Cleopas the Apostle
|Born||1st century BC or 1st century AD|
|Venerated in||Eastern Orthodox Church|
Oriental Orthodox Church
|Feast||25 September (Roman Catholic)|
30 October (Eastern Orthodox)
10 November (Coptic Orthodox)
Cleopas (Greek Κλεόπας, Kleopas), also spelled Cleophas, was a figure of early Christianity, one of the two disciples who encountered Jesus during the Road to Emmaus appearance in Luke 24:13–32.
Some writers claim that the name Clopas in John 19:25 ("Mary of Clopas", Κλωπᾶς) is a Hellenized form of a claimed Aramaic name "Qlopha" (קלופא), and that Cleopas' name (Κλεόπας) is an abbreviated form of Cleopatros, a Greek name meaning "glory of the father" (best known in the feminine form Cleopatra).
Catholic and Eastern Orthodox traditions hold that Clopas, believed to be the brother of Saint Joseph, is the same person as Cleopas. Others consider that Clophas, Cleophas and Alphaeus are all the same name.
Cleopas appears in Luke 24:13–27 as one of two disciples walking from Jerusalem to Emmaus. Cleopas is named in verse 18, while his companion remains unnamed.
This occurs three days after the crucifixion, on the same day as the Resurrection of Jesus. The two travelers have heard the tomb of Jesus was found empty earlier that day, but have not yet believed the women's testimony. They are discussing the events of the past few days when a stranger asks them what they are discussing. "Their eyes were kept from recognizing him." He rebukes them for their unbelief and offers them an interpretation of scriptural prophecies concerning the Messiah. They ask the stranger to join them for the evening meal. When he breaks the bread "their eyes were opened" and they recognize him as the resurrected Jesus. Jesus immediately vanishes.
Cleopas and his friend hasten back to Jerusalem to carry the news to the other disciples, and learn Jesus has also appeared to [one of] them. The same event is recorded in Mark 16:12–13.
The Gospel of Pseudo-Matthew, which was probably written in the seventh century, states that Mary of Clopas was daughter of Clopas and Anna:
Jesus met them, with Mary His mother, along with her sister Mary of Clopas, whom the Lord God had given to her father Clopas and her mother Anna, because they had offered Mary the mother of Jesus to the Lord. And she was called by the same name, Mary, for the consolation of her parents.

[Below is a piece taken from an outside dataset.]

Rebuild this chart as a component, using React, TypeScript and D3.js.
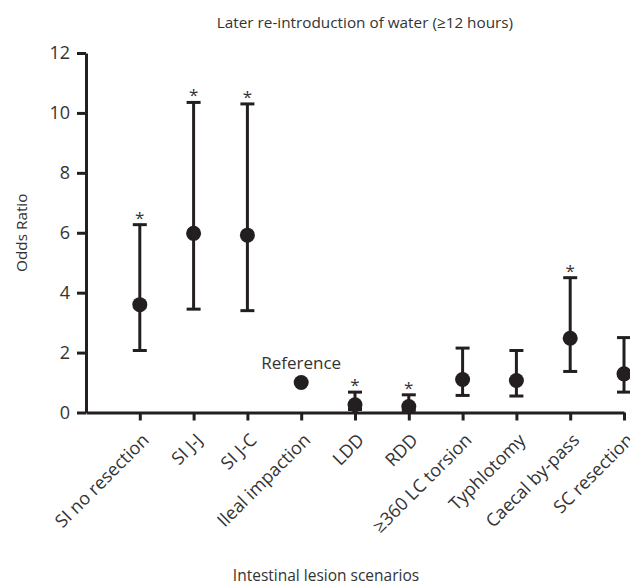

The most common interpretation is that "of Clopas" indicates the husband of Mary of Clopas and subsequently the father of her children, but some see "of Clopas" as meaning this Mary's father. Medieval tradition saw Clopas as the second husband of Saint Anne and the father of "Mary of Clopas".
Catholic and Eastern Orthodox traditions believed that Clopas is a brother of Saint Joseph, and that he is the same person with Cleophas.
Cleopas has no further occurrence in the New Testament, but in tradition he has often been identified with Clopas, another New Testament figure mentioned in John's Gospel.
The historian, Bishop Eusebius of Caesarea, quotes the earlier chronicler, Hegesippus, who wrote, c. AD 180, that he had years before interviewed the grandsons of Jude the Apostle and learned that Clopas was the brother of Joseph, husband of the Virgin Mary: "After the martyrdom of James, it was unanimously decided that Simeon, son of Clopas, was worthy to occupy the see of Jerusalem. He was, it is said, a cousin of the Saviour." Hegesippus noted that Clopas was a brother of Joseph. Epiphanius adds that Joseph and Cleopas were brothers, sons of "Jacob, surnamed Panther."
According to the surviving fragments of the work Exposition of the Sayings of the Lord of the Apostolic Father Papias of Hierapolis, who lived c. 70–163 AD, Cleophas and Alphaeus are the same person: "Mary the wife of Cleophas or Alphaeus, who was the mother of James the bishop and apostle, and of Simon and Thaddeus, and of one Joseph". The Anglican theologian J.B. Lightfoot regarded the fragment quoted above as spurious.
Cleopas is remembered on 30 October in the Eastern Orthodox Church, 25 September in the Martyrology of the Roman Catholic Church, and on 10 November in the Coptic Orthodox Church.